__The request__
Copy out every line exactly, passing over the pictures.

__Information shown__
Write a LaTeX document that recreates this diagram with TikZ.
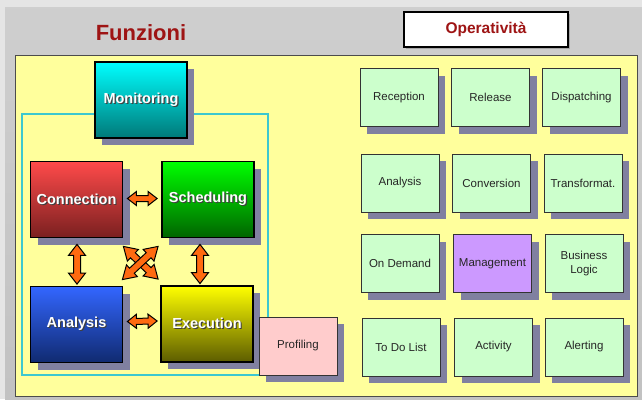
\documentclass[tikz,border=0pt]{standalone}
\usepackage{fontspec}
\setmainfont{Liberation Sans}
\usetikzlibrary{shadows,calc}
\definecolor{shadowc}{HTML}{8080A0}
\definecolor{panel}{HTML}{FFFF9C}
\definecolor{lgreen}{HTML}{CCFFCC}
\definecolor{lviolet}{HTML}{CC99FF}
\definecolor{lpink}{HTML}{FFCCCC}
\definecolor{boxline}{HTML}{333333}
\definecolor{txt}{HTML}{262626}
\definecolor{titlered}{HTML}{9E1414}
\definecolor{frame}{HTML}{3CC8D0}
\definecolor{arrowfill}{HTML}{FF6A10}
\newcommand\wtxt[1]{\rlap{\kern1.2pt\raisebox{-1.2pt}{\textcolor{black!75}{#1}}}#1}
\newcommand\blockarrow[5]{%
  \path (#1); \pgfgetlastxy{\bax}{\bay}%
  \path (#2); \pgfgetlastxy{\bbx}{\bby}%
  \pgfmathsetmacro\bang{atan2(\bby-\bay,\bbx-\bax)}%
  \pgfmathsetmacro\blen{veclen(\bbx-\bax,\bby-\bay)}%
  \draw[blockarr, shift={(\bax,\bay)}, rotate=\bang]
    (0pt,0pt) -- (#5pt,#4pt) -- (#5pt,#3pt) -- ({\blen pt-#5pt},#3pt)
    -- ({\blen pt-#5pt},#4pt) -- (\blen pt,0pt) -- ({\blen pt-#5pt},-#4pt)
    -- ({\blen pt-#5pt},-#3pt) -- (#5pt,-#3pt) -- (#5pt,-#4pt) -- cycle;%
}
\tikzset{
  shad/.style={drop shadow={shadow xshift=7pt, shadow yshift=-7pt, fill=shadowc, opacity=1}},
  fbox/.style={shad, draw=black, line width=1.8pt, minimum width=92pt, minimum height=76pt,
    inner sep=0pt, font=\bfseries\fontsize{14.5}{16}\selectfont, text=white},
  obox/.style={shad, draw=boxline, line width=0.8pt, fill=lgreen, minimum width=78pt,
    minimum height=58pt, inner sep=0pt, font=\fontsize{11.5}{13.5}\selectfont, text=txt, align=center},
  blockarr/.style={draw=black, fill=arrowfill, line width=1pt, line join=miter},
}
\begin{document}
\begin{tikzpicture}[x=1pt,y=-1pt]
\useasboundingbox (0,0) rectangle (642,399);
% background
\fill[gray!20] (0,0) rectangle (642,399);
\shade[top color=gray!38, bottom color=gray!48] (5,7) rectangle (642,399);
% panel
\draw[fill=panel, draw=gray!60!black, line width=0.8pt] (15,55) rectangle (637,396);
% titles
\node[font=\bfseries\fontsize{22}{24}\selectfont, text=titlered] (title) at (141,33) {Funzioni};
\node[draw=black, line width=1.8pt, fill=white, minimum width=164pt, minimum height=35pt,
  inner sep=0pt, font=\bfseries\fontsize{15.5}{17}\selectfont, text=titlered,
  drop shadow={shadow xshift=2pt, shadow yshift=-2pt, fill=gray!70, opacity=1}]
  (oper) at (486,29.5) {Operatività};
% cyan frame
\draw[frame, line width=2pt] (22,114) rectangle (268,375);
% function boxes
\node[fbox, top color=cyan, bottom color={rgb,255:red,0;green,120;blue,120}] (mon) at (141,100) {\wtxt{Monitoring}};
\node[fbox, top color={rgb,255:red,255;green,74;blue,74}, bottom color={rgb,255:red,122;green,32;blue,32}] (conn) at (76.5,199.5) {\wtxt{Connection}};
\node[fbox, top color={rgb,255:red,0;green,255;blue,0}, bottom color={rgb,255:red,0;green,100;blue,0}] (sched) at (208,199.5) {\wtxt{Scheduling}};
\node[fbox, top color={rgb,255:red,51;green,102;blue,255}, bottom color={rgb,255:red,16;green,42;blue,112}] (ana) at (76.5,324.5) {\wtxt{Analysis}};
\node[fbox, top color={rgb,255:red,255;green,255;blue,0}, bottom color={rgb,255:red,92;green,92;blue,0}] (exe) at (207,324) {\wtxt{Execution}};
\node[obox, fill=lpink] (prof) at (298,346) {Profiling};
% arrows
\blockarrow{$(conn.east)+(4,-1)$}{$(sched.west)+(-4,-1)$}{3}{7}{9}
\blockarrow{$(ana.east)+(4,-3)$}{$(exe.west)+(-3,-3)$}{3}{7}{9}
\blockarrow{$(conn.south)+(0.5,6)$}{$(ana.north)+(0.5,-1.5)$}{3.5}{8.5}{11}
\blockarrow{$(sched.south)+(-8,6)$}{$(exe.north)+(-7,-1.5)$}{3.5}{8.5}{11}
\blockarrow{$(conn.south east)+(0,8)$}{$(exe.north west)+(-2,-6)$}{3.5}{8}{13}
\blockarrow{$(sched.south west)+(-3,8)$}{$(ana.north east)+(-1,-6)$}{3.5}{8}{13}
% operativita boxes
\node[obox] (rec) at (399,97.5) {Reception};
\node[obox] (rel) at (490.5,97.5) {Release};
\node[obox] (dis) at (581.5,97.5) {Dispatching};
\node[obox] (ana2) at (400,183) {Analysis};
\node[obox] (conv) at (491.5,183) {Conversion};
\node[obox] (trans) at (583,183) {Transformat.};
\node[obox] (ond) at (400,263.5) {On Demand};
\node[obox, fill=lviolet] (man) at (492.5,263.5) {Management};
\node[obox] (bus) at (584,263.5) {Business\\Logic};
\node[obox] (todo) at (401,347) {To Do List};
\node[obox] (act) at (493.5,347) {Activity};
\node[obox] (ale) at (584,347) {Alerting};
\end{tikzpicture}
\end{document}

__Task solution__
Write a LaTeX document that recreates this diagram with TikZ.
\documentclass[tikz,border=0pt]{standalone}
\usepackage{fontspec}
\setmainfont{Liberation Sans}
\usetikzlibrary{shadows,calc}
\definecolor{shadowc}{HTML}{8080A0}
\definecolor{panel}{HTML}{FFFF9C}
\definecolor{lgreen}{HTML}{CCFFCC}
\definecolor{lviolet}{HTML}{CC99FF}
\definecolor{lpink}{HTML}{FFCCCC}
\definecolor{boxline}{HTML}{333333}
\definecolor{txt}{HTML}{262626}
\definecolor{titlered}{HTML}{9E1414}
\definecolor{frame}{HTML}{3CC8D0}
\definecolor{arrowfill}{HTML}{FF6A10}
\newcommand\wtxt[1]{\rlap{\kern1.2pt\raisebox{-1.2pt}{\textcolor{black!75}{#1}}}#1}
\newcommand\blockarrow[5]{%
  \path (#1); \pgfgetlastxy{\bax}{\bay}%
  \path (#2); \pgfgetlastxy{\bbx}{\bby}%
  \pgfmathsetmacro\bang{atan2(\bby-\bay,\bbx-\bax)}%
  \pgfmathsetmacro\blen{veclen(\bbx-\bax,\bby-\bay)}%
  \draw[blockarr, shift={(\bax,\bay)}, rotate=\bang]
    (0pt,0pt) -- (#5pt,#4pt) -- (#5pt,#3pt) -- ({\blen pt-#5pt},#3pt)
    -- ({\blen pt-#5pt},#4pt) -- (\blen pt,0pt) -- ({\blen pt-#5pt},-#4pt)
    -- ({\blen pt-#5pt},-#3pt) -- (#5pt,-#3pt) -- (#5pt,-#4pt) -- cycle;%
}
\tikzset{
  shad/.style={drop shadow={shadow xshift=7pt, shadow yshift=-7pt, fill=shadowc, opacity=1}},
  fbox/.style={shad, draw=black, line width=1.8pt, minimum width=92pt, minimum height=76pt,
    inner sep=0pt, font=\bfseries\fontsize{14.5}{16}\selectfont, text=white},
  obox/.style={shad, draw=boxline, line width=0.8pt, fill=lgreen, minimum width=78pt,
    minimum height=58pt, inner sep=0pt, font=\fontsize{11.5}{13.5}\selectfont, text=txt, align=center},
  blockarr/.style={draw=black, fill=arrowfill, line width=1pt, line join=miter},
}
\begin{document}
\begin{tikzpicture}[x=1pt,y=-1pt]
\useasboundingbox (0,0) rectangle (642,399);
% background
\fill[gray!20] (0,0) rectangle (642,399);
\shade[top color=gray!38, bottom color=gray!48] (5,7) rectangle (642,399);
% panel
\draw[fill=panel, draw=gray!60!black, line width=0.8pt] (15,55) rectangle (637,396);
% titles
\node[font=\bfseries\fontsize{22}{24}\selectfont, text=titlered] (title) at (141,33) {Funzioni};
\node[draw=black, line width=1.8pt, fill=white, minimum width=164pt, minimum height=35pt,
  inner sep=0pt, font=\bfseries\fontsize{15.5}{17}\selectfont, text=titlered,
  drop shadow={shadow xshift=2pt, shadow yshift=-2pt, fill=gray!70, opacity=1}]
  (oper) at (486,29.5) {Operatività};
% cyan frame
\draw[frame, line width=2pt] (22,114) rectangle (268,375);
% function boxes
\node[fbox, top color=cyan, bottom color={rgb,255:red,0;green,120;blue,120}] (mon) at (141,100) {\wtxt{Monitoring}};
\node[fbox, top color={rgb,255:red,255;green,74;blue,74}, bottom color={rgb,255:red,122;green,32;blue,32}] (conn) at (76.5,199.5) {\wtxt{Connection}};
\node[fbox, top color={rgb,255:red,0;green,255;blue,0}, bottom color={rgb,255:red,0;green,100;blue,0}] (sched) at (208,199.5) {\wtxt{Scheduling}};
\node[fbox, top color={rgb,255:red,51;green,102;blue,255}, bottom color={rgb,255:red,16;green,42;blue,112}] (ana) at (76.5,324.5) {\wtxt{Analysis}};
\node[fbox, top color={rgb,255:red,255;green,255;blue,0}, bottom color={rgb,255:red,92;green,92;blue,0}] (exe) at (207,324) {\wtxt{Execution}};
\node[obox, fill=lpink] (prof) at (298,346) {Profiling};
% arrows
\blockarrow{$(conn.east)+(4,-1)$}{$(sched.west)+(-4,-1)$}{3}{7}{9}
\blockarrow{$(ana.east)+(4,-3)$}{$(exe.west)+(-3,-3)$}{3}{7}{9}
\blockarrow{$(conn.south)+(0.5,6)$}{$(ana.north)+(0.5,-1.5)$}{3.5}{8.5}{11}
\blockarrow{$(sched.south)+(-8,6)$}{$(exe.north)+(-7,-1.5)$}{3.5}{8.5}{11}
\blockarrow{$(conn.south east)+(0,8)$}{$(exe.north west)+(-2,-6)$}{3.5}{8}{13}
\blockarrow{$(sched.south west)+(-3,8)$}{$(ana.north east)+(-1,-6)$}{3.5}{8}{13}
% operativita boxes
\node[obox] (rec) at (399,97.5) {Reception};
\node[obox] (rel) at (490.5,97.5) {Release};
\node[obox] (dis) at (581.5,97.5) {Dispatching};
\node[obox] (ana2) at (400,183) {Analysis};
\node[obox] (conv) at (491.5,183) {Conversion};
\node[obox] (trans) at (583,183) {Transformat.};
\node[obox] (ond) at (400,263.5) {On Demand};
\node[obox, fill=lviolet] (man) at (492.5,263.5) {Management};
\node[obox] (bus) at (584,263.5) {Business\\Logic};
\node[obox] (todo) at (401,347) {To Do List};
\node[obox] (act) at (493.5,347) {Activity};
\node[obox] (ale) at (584,347) {Alerting};
\end{tikzpicture}
\end{document}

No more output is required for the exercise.